Of all life’s mysteries, it would be no exaggeration to consider the phenomenon of sensation among the most perplexing. Don’t be turned off if you think I’m being melodramatic. Mountain peaks have been scaled, ocean depths explored -- we landed on the freaking moon!

That’s melodramatic.

And those problems don’t even sniff the challenge of figuring out what sensation is.

How it is that we can see, feel, hear, or touch remains… well, just out of it. Sure, there are scientific mechanisms which explain it -- explain the process, that is -- but not the phenomenon! What amount of words or descriptions could ever truly capture… blue? Or soft? Or embarrassed? What makes a particular sensation a sensation? People ponder whether they could explain sight to a blind man. Well -- can you explain it even to yourself?

One thing is for sure: at the root of the mystery of the senses, lie the answers to reality itself. Because so far as any one man can know, reality and sensation cannot exist without the other.

But no matter the mystery, sensation exists as a phenomenon.

However it does it, that’s the first thing the brain does.

Second: to think. Let me ask you: do you know what thinking is? You may think that you do. You may feel it.

Do you know?

Allow me to put forth an idea -- resonance.

An initial impulse, followed by ever-decreasing aftershocks. Vibration.

This pattern, or metaphor as you may call it -- I believe most adequately sums the nature of thinking.

If you are inside, think about a warm, sunny day.

Don’t you see the grass? Hear the birds? Feel the sun? And yet of course, no such things exist in your immediate surroundings. Yet you perceive some impression, though deadened, perhaps muffled, of the same sensations. Look closely and marvel! How can you “see yet not see”?

It’s wild.

That is what I mean when I say “resonance.” What the mind has sensed once, it can “play back” -- totally independent of further stimulation.

Imagine a life without thought now -- an experience consisting only of sensation, of taking in -- ingesting but not digesting. You experience that reality when you are engrossed in film, or music, or dance. How wonderful it is!

Though by this I really shouldn’t imply thought to be some enemy to the unencumbered beauty of thoughtlessness -- let us save pejoratives for another article.
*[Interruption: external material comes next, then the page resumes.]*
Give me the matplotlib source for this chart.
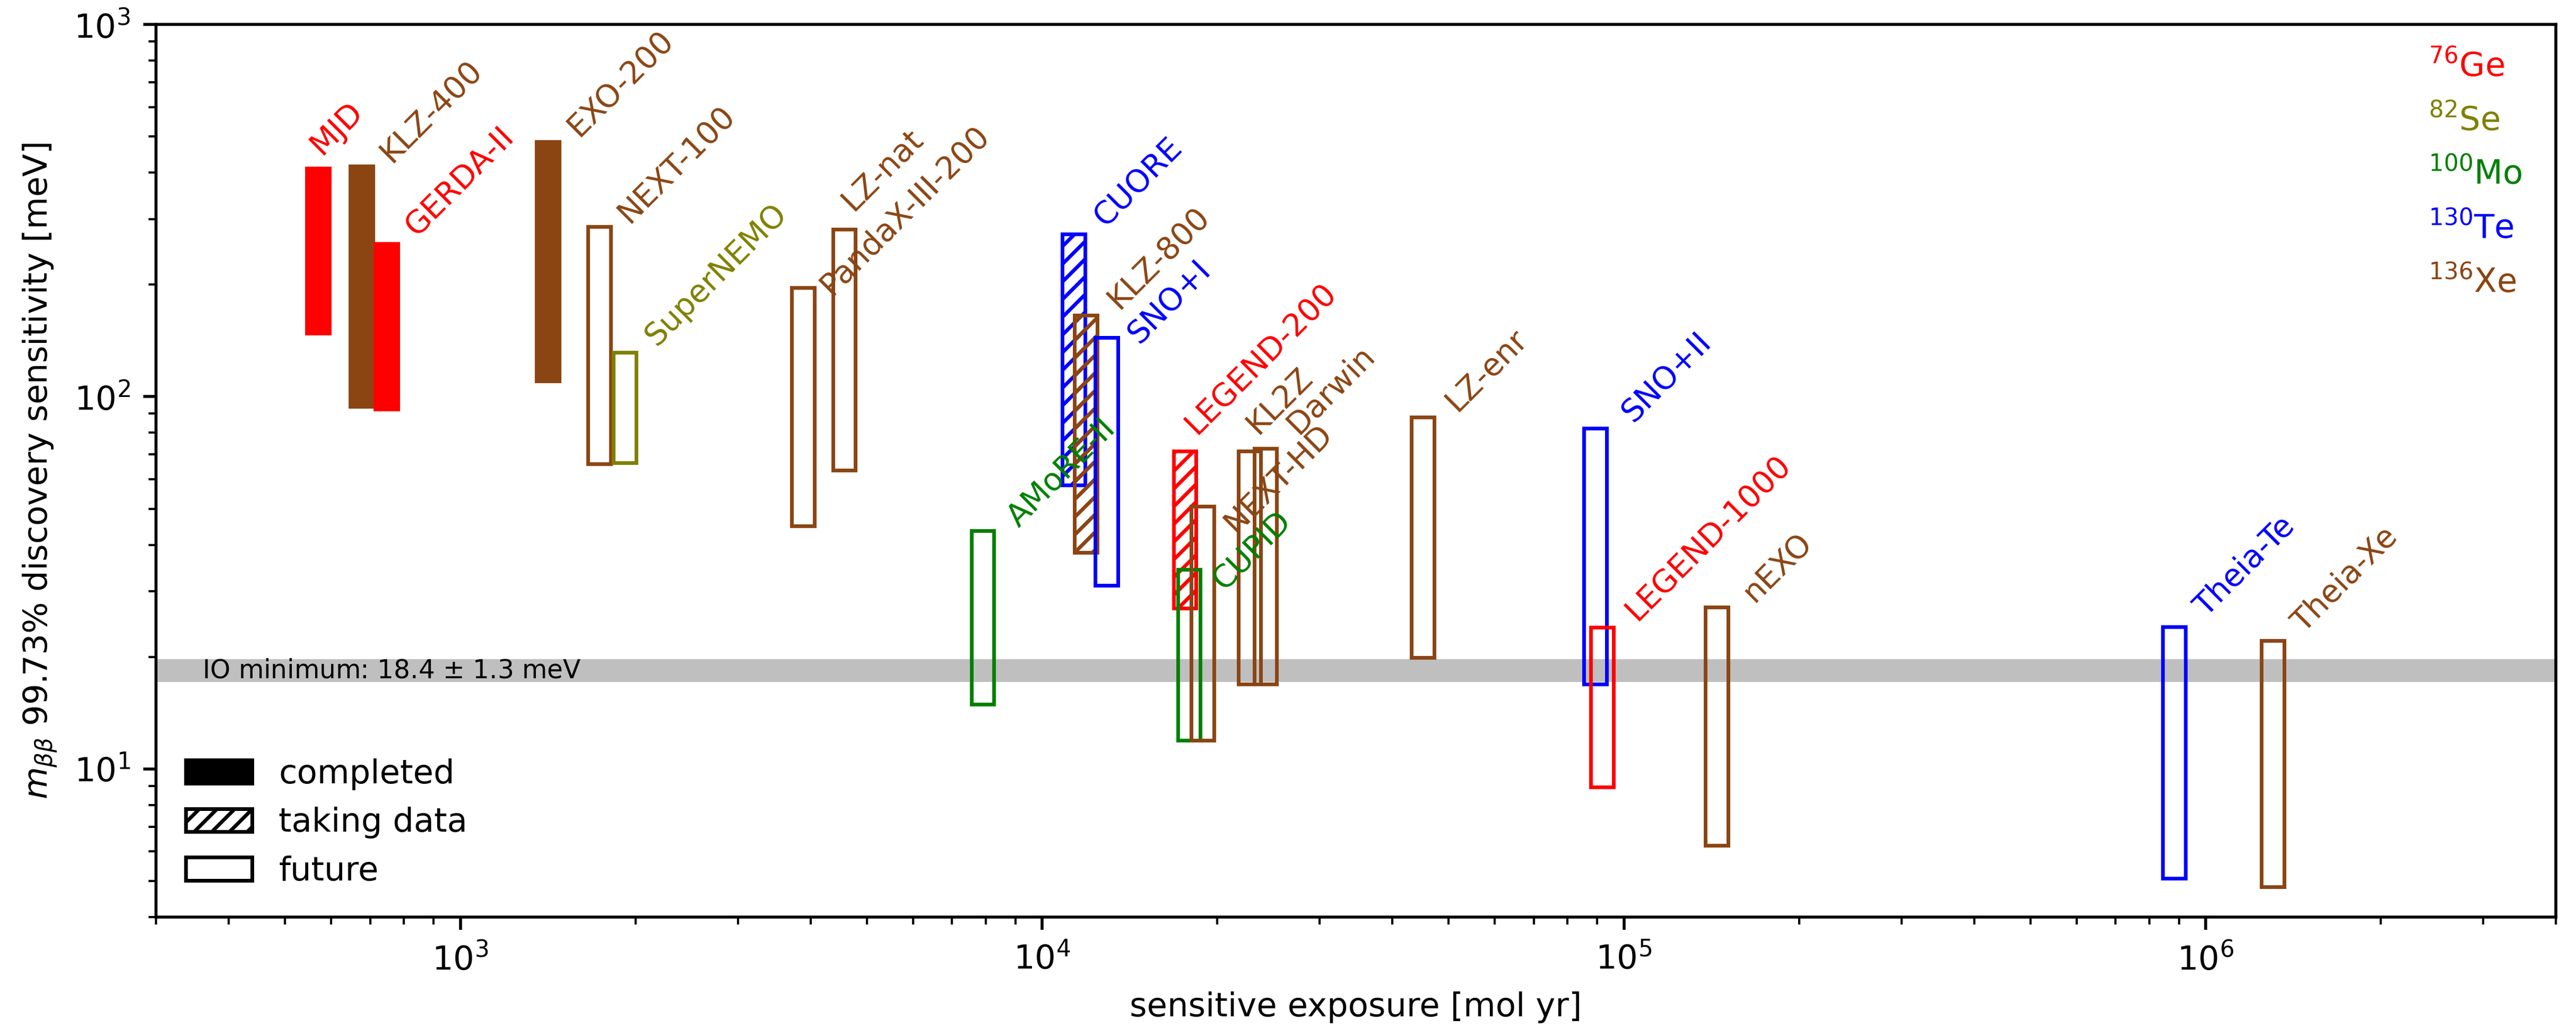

For now, we stick to a more objective look.

Returning to the notion of resonance, we must also consider a distinct phenomenon that accompanies it -- which is abstract thinking. Now, the meaning of this term can often feel… abstract. Let us mend the pain of confusion.

Abstraction is symbolism. Symbolism is one thing standing for another. A clover is not merely a clover -- it also evokes ideas of luck and the Irish. There you are -- symbolism -- one thing standing for something else entirely.

You should appreciate that this is a phenomenon made possible by resonance alone. In reality, a clover cannot bring about a physical Irish person, nor can it create luck. But in a reflection of reality, senses can be mixed and matched, joined with feelings, correlated and bound together, such that the sensation of one produces a resonance of another.

This is thought.

Abstract thinking enabled by resonance.

See now, how such abstraction is a requisite for language?

A letter, take “s” -- a visual form, is paired with a sound. Not one heard physically, but resonated from an earlier hearing. Combining this sound with others forms words, which themselves are sounds paired with meanings, which are images or sounds or smells.

It all breaks down to sensations, all referring to each other.

Meaning is abstraction. Paired senses, resonating with each other.

I suppose when the eastern mystics say, "all life is vibration," their observation rings true.

(And here you thought you'd get a single post without a spiritual reference shoe-horned in. Didn't you get the memo? It's all connected, baby!)

So that’s your brain. A bit simpler now?